Produkt wolny od: oleju mineralnego, benzofenonu, barwników, tłuszczów zwierzęcych, testów na zwierzętach
Główne składniki:
- Arbutyna - rozjaśnia skórę
- Aktywator komórkowy (EGF) - pobudza produkcję kolagenu w skórze poprawiając jej elastyczność i kondycję, wspomaga walkę z przebarwieniami i bliznami
- Adenozyna - pomaga zapobiegać zmarszczkom, zmniejsza szkodliwe skutki promieniowania UVB, wspomaga produkcję kolagenu i elastyny w skórze, dzięki czemu skóra jest bardziej elastyczna, pomaga wyrównać kolory cery
- Filtrat ze śluzu ślimaka - działa przeciwzapalnie, zapobiega infekcjom, regeneruje skórę; wspomaga leczenie trądziku i blizn, działa przeciwzmarszczkowo
- Ekstrakt z korzenia Imperaty Cylindrycznej - wspomaga syntezę kolagenu, bogata w potas dzięki któremu reguluje ciśnienie międzykomórkowe i zatrzymuje wodę w tkankach
- Ekstrakt z liści jemioły - antyoksydant
Ampułka znajduje się w szklanej buteleczce o pojemności 30ml ze szklaną pipetką, całość opakowana w złoty kartonik. Opakowanie jest proste, ale eleganckie, dzięki niemu ampułka wygląda jak produkt z wyższej półki.
Sama ampułka to przezroczysty, dość rzadki płyn z ładnym, ale bardzo delikatnym zapachem - muszę niemal wsadzić nos w butelkę żeby poczuć ;) płyn jest tylko odrobinę lepki jeśli spróbujemy go poczuć między palcami (jak na zdjęciu), na buzi nie jest w ogóle lepki. Bardzo lekki i dobrze nawilżający, szybko się wchłania. Mam tłustą cerę i ampułka sprawdza się zarówno jako jedyny nawilżacz lub pod krem. Używam go na całej twarzy, równie pod oczami i to właśnie pod oczami najlepiej dostrzegam jej działanie. Mam problem z workami pod oczami i doliną łez niemal od zawsze. Po ok. 3 tygodniach używania ampułki skóra pod oczami stała się bardziej napięta, dolina łez prezentuje się bardziej wyjściowo. Oczywiście worki całkiem nie zniknęły, ale jest poprawa :)
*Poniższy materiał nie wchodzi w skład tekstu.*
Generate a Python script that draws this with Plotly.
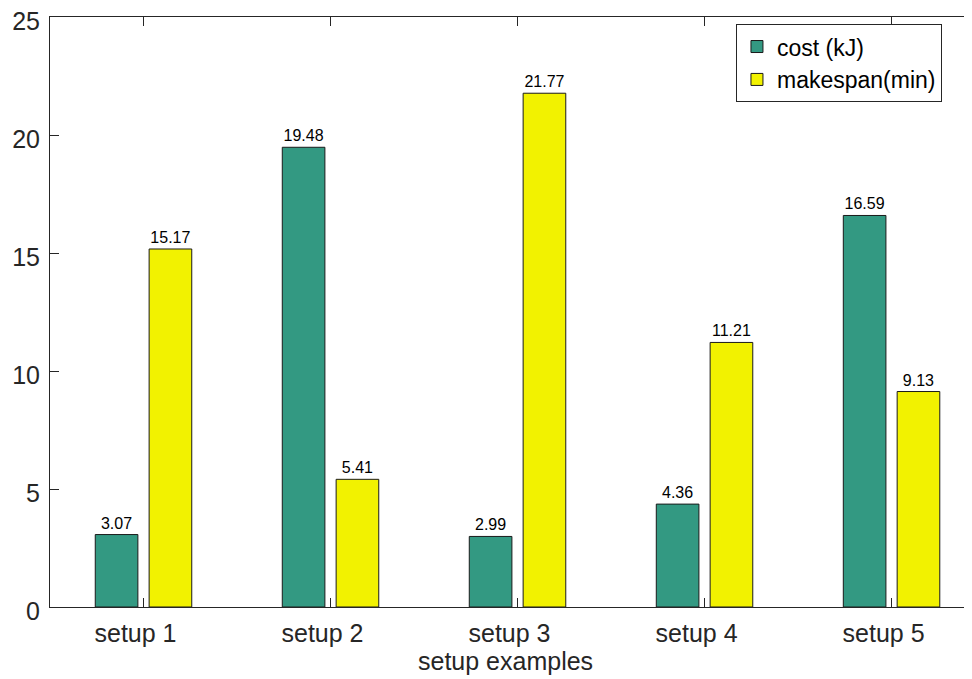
import plotly.graph_objects as go

categories = ["setup 1", "setup 2", "setup 3", "setup 4", "setup 5"]
cost = [3.07, 19.48, 2.99, 4.36, 16.59]
makespan = [15.17, 5.41, 21.77, 11.21, 9.13]
series_names = ["cost (kJ)", "makespan(min)"]
y_ticks = [0, 5, 10, 15, 20, 25]
x_title = "setup examples"

FONT = "Liberation Sans, Arial, Helvetica, sans-serif"
AX = "#262626"
x_pos = list(range(1, len(categories) + 1))
W = 0.228

fig = go.Figure()
fig.add_trace(go.Bar(
    x=x_pos, y=cost, name=series_names[0], width=W, offset=-0.144 - W / 2,
    marker=dict(color="rgb(51,153,130)", line=dict(color="#1a1a1a", width=1)),
    texttemplate="%{y:.2f}", textposition="outside",
    textfont=dict(size=16, color="black", family=FONT), cliponaxis=False,
))
fig.add_trace(go.Bar(
    x=x_pos, y=makespan, name=series_names[1], width=W, offset=0.144 - W / 2,
    marker=dict(color="rgb(242,242,0)", line=dict(color="#1a1a1a", width=1)),
    texttemplate="%{y:.2f}", textposition="outside",
    textfont=dict(size=16, color="black", family=FONT), cliponaxis=False,
))

fig.add_annotation(
    text=x_title, xref="paper", yref="paper", x=0.5, y=0,
    xanchor="center", yanchor="top", xshift=-10, yshift=-38,
    showarrow=False, font=dict(size=25, color=AX, family=FONT),
)

fig.update_layout(
    width=972, height=679,
    margin=dict(l=42, r=0, t=9, b=80, autoexpand=False),
    paper_bgcolor="white", plot_bgcolor="white",
    barmode="overlay",
    font=dict(family=FONT, color=AX),
    showlegend=True,
    legend=dict(
        x=0.7376, xanchor="left", y=0.988, yanchor="top",
        bgcolor="white", bordercolor=AX, borderwidth=1,
        font=dict(size=23, color="black", family=FONT),
        tracegroupgap=0, itemwidth=30,
    ),
    xaxis=dict(
        range=[0.5, 5.473], tickmode="array", tickvals=x_pos, ticktext=categories,
        ticks="inside", ticklen=9, tickcolor=AX, showline=True, linecolor=AX,
        linewidth=1, mirror="ticks", showgrid=False, zeroline=False,
        automargin=False, ticklabelshift=-8, ticklabelstandoff=4,
        tickfont=dict(size=25, color=AX),
    ),
    yaxis=dict(
        range=[0, 25], tickmode="array", tickvals=y_ticks,
        ticks="inside", ticklen=9, tickcolor=AX, showline=True, linecolor=AX,
        linewidth=1, showgrid=False, zeroline=False, automargin=False,
        ticklabelstandoff=4, ticklabelshift=4, ticklabeloverflow="allow",
        tickfont=dict(size=25, color=AX),
    ),
)

fig.write_html("out.html")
Cena: od 9 funtów (ok. 45zł) na e-Bay.
Plusy:
+ lekka
+ dobrze nawilża
+ poprawia elastyczność skóry
Minusy:
- producent nie podaje ile ślimaczego śluzu tak naprawdę jest w produkcie
- zupełnie nieprzezroczyste opakowanie - nawet patrząc pod światło nie jesteśmy w stanie zobaczyć ile produktu jest jeszcze w buteleczce
Snail + EGF Prestige Repair Cream
Opis produktu: Filtrat ze śluzu ślimaka pozyskany z natury utrzymuje skórę nawilżoną i chroni ją przed szkodliwymi czynnikami zewnętrznymi. Filtrat penetruje skórę skutecznie ją regenerując.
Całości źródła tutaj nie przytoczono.